CNN's Larry Goodman, the network's top ad salesman, says about 85 percent of the advertisers returned to the air after the network went ad-free for six straight days. With a little luck, he says, the fourth quarter could be a wash, not a washout. "Advertising dollars follow ratings," says Goodman, "and our ratings have been understandably high. That's going to drive dollars CNN's way."

Tom Curley, president and publisher of USA Today, says some of the early ad cancellations were subsequently offset by a wave of "condolence" ads and then another spate of flag-waving "patriotic" ads. But he says other companies are holding back, still trying to figure out the appropriate message. "I don't feel comfortable offering predictions right now," he says. "It's been a tough year, no doubt about that. But right now, it's hard to be sure beyond the day-to-day."

For news executives, the worst-case scenario is the continuous double whammy: steadily plummeting ad revenues coupled with the soaring editorial costs of covering a far-flung war. For the moment, it's not clear what's to be covered and for how long that coverage will have to be sustained. The obvious datelines for now are in Afghanistan and Pakistan, but as many as 60 countries are said to harbor terrorists.

By the end of September, there was still plenty of brave, can-do talk among the news elite. "You do what you have to to cover the news," says Curley. "You have a mission. This is an extraordinary priority. If you don't respond accordingly, you risk losing your readership."

So far, there's been no grave budget talk at Time magazine, which produced three issues in the span of eight days in September.

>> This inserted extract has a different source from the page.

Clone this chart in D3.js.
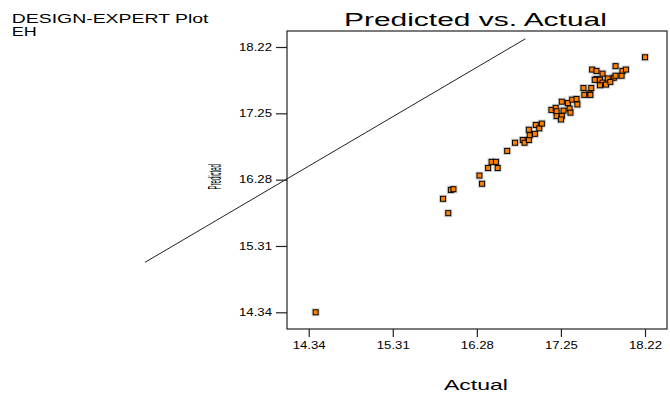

The breakneck pace necessitated extra spending on overtime, freelancers, even on catered breakfast, lunch and dinner to keep staffers working around-the-clock. "This is what newsmagazines are for," says Stephen Koepp, Time's deputy managing editor. "It would take really short-term thinking to set an arbitrary [budget] number and stick with that. This is an opportunity for us to cement our relationship with our readers. This is what they expect from us."

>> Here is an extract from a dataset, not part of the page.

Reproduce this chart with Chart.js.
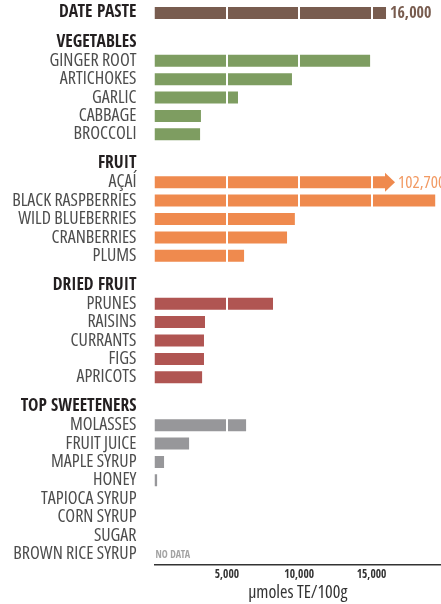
<!DOCTYPE html>
<html>
<head>
<meta charset="utf-8">
<script src="https://cdn.jsdelivr.net/npm/chart.js@4/dist/chart.umd.min.js"></script>
<style>
html,body{margin:0;padding:0;background:#fff;}
#wrap{width:441px;height:604px;position:relative;}
</style>
</head>
<body>
<div id="wrap"><canvas id="c"></canvas></div>
<script>
// ---- data ----
const groupNames = ['DATE PASTE', 'VEGETABLES', 'FRUIT', 'DRIED FRUIT', 'TOP SWEETENERS'];
const datePasteValue = 16000;
const vegetables = ['GINGER ROOT', 'ARTICHOKES', 'GARLIC', 'CABBAGE', 'BROCCOLI'];
const vegetableValues = [14900, 9500, 5770, 3210, 3150];
const fruit = ['AÇAÍ', 'BLACK RASPBERRIES', 'WILD BLUEBERRIES', 'CRANBERRIES', 'PLUMS'];
const fruitValues = [102700, 19400, 9700, 9160, 6190];
const driedFruit = ['PRUNES', 'RAISINS', 'CURRANTS', 'FIGS', 'APRICOTS'];
const driedFruitValues = [8190, 3490, 3420, 3420, 3290];
const sweeteners = ['MOLASSES', 'FRUIT JUICE', 'MAPLE SYRUP', 'HONEY', 'TAPIOCA SYRUP', 'CORN SYRUP', 'SUGAR', 'BROWN RICE SYRUP'];
const sweetenerValues = [6330, 2390, 660, 180, 0, 0, 0, null];
const xTicks = [5000, 10000, 15000];
const axisTitle = 'µmoles TE/100g';
const noDataText = 'NO DATA';
const axisMax = 19800;
const breakValue = 16000;   // bars beyond the axis are cut here with an arrow

// ---- styles ----
const groupColors = ['#785c4f', '#7e9d61', '#ef8a4e', '#b05552', '#97979a'];
const BOLD_FONT = "'Open Sans Condensed', 'DejaVu Sans Condensed', sans-serif";
const FONT = "'Open Sans', 'DejaVu Sans Condensed', sans-serif";
const COND = 'condensed';
const GROUP_GAP = 0.6;

// ---- build rows ----
const rows = [];
let pos = 0;
rows.push({label: groupNames[0], value: datePasteValue, header: true, color: groupColors[0], pos: pos});
const groupItems = [[vegetables, vegetableValues], [fruit, fruitValues], [driedFruit, driedFruitValues], [sweeteners, sweetenerValues]];
groupItems.forEach(([names, vals], gi) => {
  pos += 1 + GROUP_GAP;
  rows.push({label: groupNames[gi + 1], value: undefined, header: true, color: groupColors[gi + 1], pos: pos});
  names.forEach((n, i) => {
    pos += 1;
    rows.push({label: n, value: vals[i], header: false, color: groupColors[gi + 1], pos: pos});
  });
});
const barRows = rows.filter(r => r.value !== undefined && r.value !== null);

const annot = {
  id: 'annot',
  afterDatasetsDraw(chart) {
    const {ctx, scales: {x, y}} = chart;
    ctx.save();
    ctx.textBaseline = 'middle';
    ctx.textAlign = 'left';
    barRows.forEach(r => {
      const yc = y.getPixelForValue(r.pos);
      if (r.value > axisMax) {
        const x0 = x.getPixelForValue(breakValue);
        ctx.fillStyle = r.color;
        ctx.beginPath();
        ctx.moveTo(x0 - 1, yc - 9.5);
        ctx.lineTo(x0 + 9, yc);
        ctx.lineTo(x0 - 1, yc + 9.5);
        ctx.closePath();
        ctx.fill();
        ctx.fillStyle = '#f29a63';
        ctx.font = COND + ' 17px ' + FONT;
        ctx.fillText(r.value.toLocaleString('en-US'), x0 + 12, yc + 1);
      } else if (r.header) {
        ctx.fillStyle = r.color;
        ctx.font = 'bold 16px ' + BOLD_FONT;
        ctx.fillText(r.value.toLocaleString('en-US'), x.getPixelForValue(r.value) + 4, yc + 1);
      }
    });
    rows.filter(r => r.value === null).forEach(r => {
      const yc = y.getPixelForValue(r.pos);
      ctx.fillStyle = '#a3a3a3';
      ctx.font = 'bold 10px ' + BOLD_FONT;
      ctx.fillText(noDataText, x.getPixelForValue(0) + 1, yc + 1);
    });
    ctx.restore();
  }
};

new Chart(document.getElementById('c'), {
  type: 'bar',
  data: {
    datasets: [{
      data: barRows.map(r => ({x: r.value > axisMax ? breakValue : r.value, y: r.pos})),
      backgroundColor: barRows.map(r => r.color),
      barThickness: 12,
      borderWidth: 0,
      inflateAmount: 0
    }]
  },
  options: {
    indexAxis: 'y',
    responsive: true,
    maintainAspectRatio: false,
    animation: false,
    layout: {padding: 0},
    plugins: {legend: {display: false}, tooltip: {enabled: false}},
    scales: {
      x: {
        type: 'linear',
        min: 0,
        max: axisMax,
        afterBuildTicks(s) { s.ticks = xTicks.map(v => ({value: v})); },
        afterFit(s) { s.height = 39; s.paddingLeft = 0; s.paddingRight = 0; },
        grid: {color: '#ffffff', lineWidth: 2, drawTicks: false, z: 1},
        border: {display: true, color: '#333333', width: 1.5, z: 2},
        ticks: {
          padding: 3,
          color: '#333333',
          font: {family: BOLD_FONT, size: 11.5, weight: 'bold'},
          callback: v => v.toLocaleString('en-US'),
          maxRotation: 0
        },
        title: {display: true, text: axisTitle, color: '#333333', font: {family: FONT, size: 18, weight: COND}, padding: {top: 0, bottom: 0}}
      },
      y: {
        type: 'linear',
        offset: false,
        reverse: true,
        min: -0.7,
        max: 30.0,
        afterBuildTicks(s) { s.ticks = rows.map(r => ({value: r.pos})); },
        afterFit(s) { s.width = 154.5; s.paddingTop = 0; s.paddingBottom = 0; },
        grid: {display: false, drawTicks: false, offset: false},
        border: {display: false},
        ticks: {
          padding: 18,
          autoSkip: false,
          callback: (v, i) => rows[i] ? rows[i].label : '',
          color: ctx => (rows[ctx.index] && rows[ctx.index].header) ? '#231f20' : '#4d4d4d',
          font: ctx => (rows[ctx.index] && rows[ctx.index].header)
            ? {family: BOLD_FONT, size: 17.5, weight: 'bold'}
            : {family: FONT, size: 18, weight: COND}
        }
      }
    }
  },
  plugins: [annot]
});
</script>
</body>
</html>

The TV networks--the foremost source of news--have their own set of challenges. The enormity of the story seems to call into question the wisdom of the networks' relentless cost-cutting efforts over the past 15 years. Each of the traditional big three--ABC, NBC and CBS--has shifted resources from traditional hard news to softer, magazine-style journalism. It's true that the networks' news divisions now produce more programming than ever. But the definition of news has changed. Where news once meant a nightly summary of events and the occasional prime time documentary, it now includes talk shows, anthology programs such as "48 Hours" and hybrids like the "Today" show.

One casualty of the cutbacks has been foreign news--the very stuff of the next phase of the story. With the waning of the Cold War, the broadcast networks have closed and consolidated many of their bureaus abroad. Only CNN has substantially beefed up its international presence since the Persian Gulf War, doubling the number of its bureaus outside the U.S. to 30.

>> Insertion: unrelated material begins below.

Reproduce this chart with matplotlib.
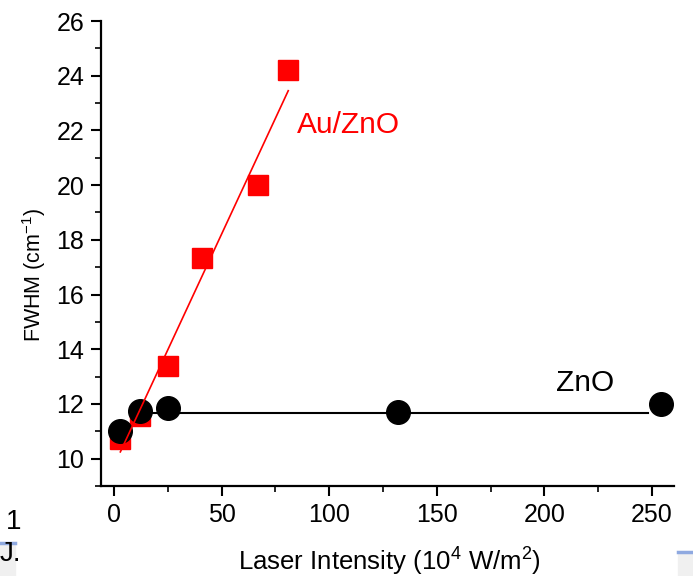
import numpy as np
import matplotlib.pyplot as plt
from matplotlib.lines import Line2D
from matplotlib.patches import Rectangle
from matplotlib.ticker import MultipleLocator

plt.rcParams['font.family'] = ['Liberation Sans', 'DejaVu Sans']
plt.rcParams['mathtext.fontset'] = 'custom'
plt.rcParams['mathtext.rm'] = 'Liberation Sans'

# Au/ZnO (red squares)
au_x = [3, 12, 25, 41, 67, 81]
au_y = [10.7, 11.55, 13.4, 17.35, 20.0, 24.2]

# ZnO (black circles)
zno_x = [3, 12, 25, 132, 254]
zno_y = [11.0, 11.75, 11.85, 11.7, 12.0]

fig = plt.figure(figsize=(6.93, 5.76), dpi=100)
ax = fig.add_axes([0.1457, 0.1563, 0.9726 - 0.1457, 0.9635 - 0.1563])

# ZnO mean line
zno_mean = np.mean(zno_y)
ax.plot([10, 248], [zno_mean, zno_mean], color='black', linewidth=1.5, zorder=2)

ax.plot(au_x, au_y, 's', color='red', markersize=14.5, zorder=3, linestyle='none')
ax.plot(zno_x, zno_y, 'o', color='black', markersize=17, zorder=4, linestyle='none')

# linear fit for Au/ZnO
k, b = np.polyfit(au_x, au_y, 1)
xf = np.array([au_x[0], au_x[-1]])
ax.plot(xf, k * xf + b, color='red', linewidth=1.2, zorder=5)

ax.text(85, 22.2, 'Au/ZnO', color='red', fontsize=21.5, ha='left', va='center')
ax.text(219, 12.75, 'ZnO', color='black', fontsize=21.5, ha='center', va='center')

ax.set_xlim(-6, 260.2)
ax.set_ylim(9, 26)
ax.xaxis.set_major_locator(MultipleLocator(50))
ax.xaxis.set_minor_locator(MultipleLocator(25))
ax.yaxis.set_major_locator(MultipleLocator(2))
ax.yaxis.set_minor_locator(MultipleLocator(1))
ax.set_yticks(range(10, 27, 2))

for s in ['top', 'right']:
    ax.spines[s].set_visible(False)
for s in ['left', 'bottom']:
    ax.spines[s].set_linewidth(1.6)
ax.tick_params(which='major', direction='out', length=7, width=1.5, labelsize=18, pad=5)
ax.tick_params(which='minor', direction='out', length=4, width=1.2)

ax.set_xlabel('Laser Intensity (10$^4$ W/m$^2$)', fontsize=18.5)
ax.xaxis.set_label_coords(0.504, -0.125)
ax.set_ylabel('FWHM (cm$^{-1}$)', fontsize=15.5)
ax.yaxis.set_label_coords(-0.092, 0.455)

# cropped remnants at the edges
fig.text(0.008, 0.093, '1', fontsize=20, ha='left', va='center')
fig.text(0.0, 0.038, 'J.', fontsize=20, ha='left', va='center')
fig.add_artist(Line2D([0, 0.022], [0.058, 0.058], transform=fig.transFigure, color='#8fa9e0', linewidth=2.5))
fig.add_artist(Rectangle((0, 0), 0.022, 0.055, transform=fig.transFigure, color='#f0f0f0', zorder=0))
fig.add_artist(Line2D([0.978, 1.0], [0.042, 0.042], transform=fig.transFigure, color='#8fa9e0', linewidth=2.5))
fig.add_artist(Rectangle((0.978, 0), 0.022, 0.039, transform=fig.transFigure, color='#f0f0f0', zorder=0))

fig.savefig('out.png', dpi=100)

These changes were propelled by several factors: the end of the Cold War, the explosion of cable channels (which shrunk the network news audience) and the takeover of the leading networks by cost-conscious media conglomerates, says Tom Rosenstiel, director of the Project for Excellence in Journalism. The present crisis, he says, demonstrates the consequences of "turning news divisions into magazine and domestic feature organizations."

Foreign correspondents, he adds, "have become good at going into refugee camps, but they often don't have a lot of background or experience in the affected countries. When you come into a country as a stranger, you are put in a much more passive position as a reporter. I honestly don't know how much background reporters [newly assigned to Central Asia] have now."

Naturally, all of the networks reject this view; they say they're up to the challenge. Since the attacks, they have bolstered their reporting in Pakistan and the Persian Gulf with stringers and correspondents sent from the U.S. "The costs are considerable and as we go forward somewhat unpredictable," acknowledges NBC News Vice President Bill Wheatley. But, he adds, "We've spent millions of dollars on our coverage already, and we're committed to spending whatever it takes." The logistics and economic strains, says Erik Sorenson, president of MSNBC, "are manageable. And interest in this story will make it worth the cost."

But analyst Wolzien, a former NBC executive, says the financial and journalistic toll became obvious the longer the networks stayed on the air after the story broke. "This is clearly CNN's kind of story," he said. "ABC and CBS did a good job in the early days, but they got stretched pretty thin pretty fast. NBC is helped by having MSNBC, but they're stretching, too. And Fox has the challenge of trying to turn a [cable news operation] based on talk into one based on [news] coverage. It'll be interesting to see which network starts calling for pool coverage first" in order to save money.

The long haul will tell the tale, agrees Rosenstiel. "In the short run, a sense of obligation will overtake the General Electrics [NBC's owner], Disneys [ABC] and Viacoms [CBS] to cover the news," he says. "But the pressure will come toward the end of the year, when people begin to look at year-end results and start tallying these things up. When the immediate fascination with the crisis begins to give way to a sense of unsettled normalcy, you're going to have an uneasy stasis."

In other words, the network news divisions--and indeed much of the media--may find themselves fighting a battle they've fought for many years: how to justify a sustained increase in spending on editorial resources when it's not clear there'll be an immediate financial return.

So far, USA Today's Curley, for one, thinks the coverage of the events of September 11 and immediately thereafter were among the media's finest moments ever. "To go from covering Condit to covering terrorism--it's been a total transformation," he says. He could be right. But with dark clouds gathering for what could be a very long winter, the next question may be, how long will the media keep it up?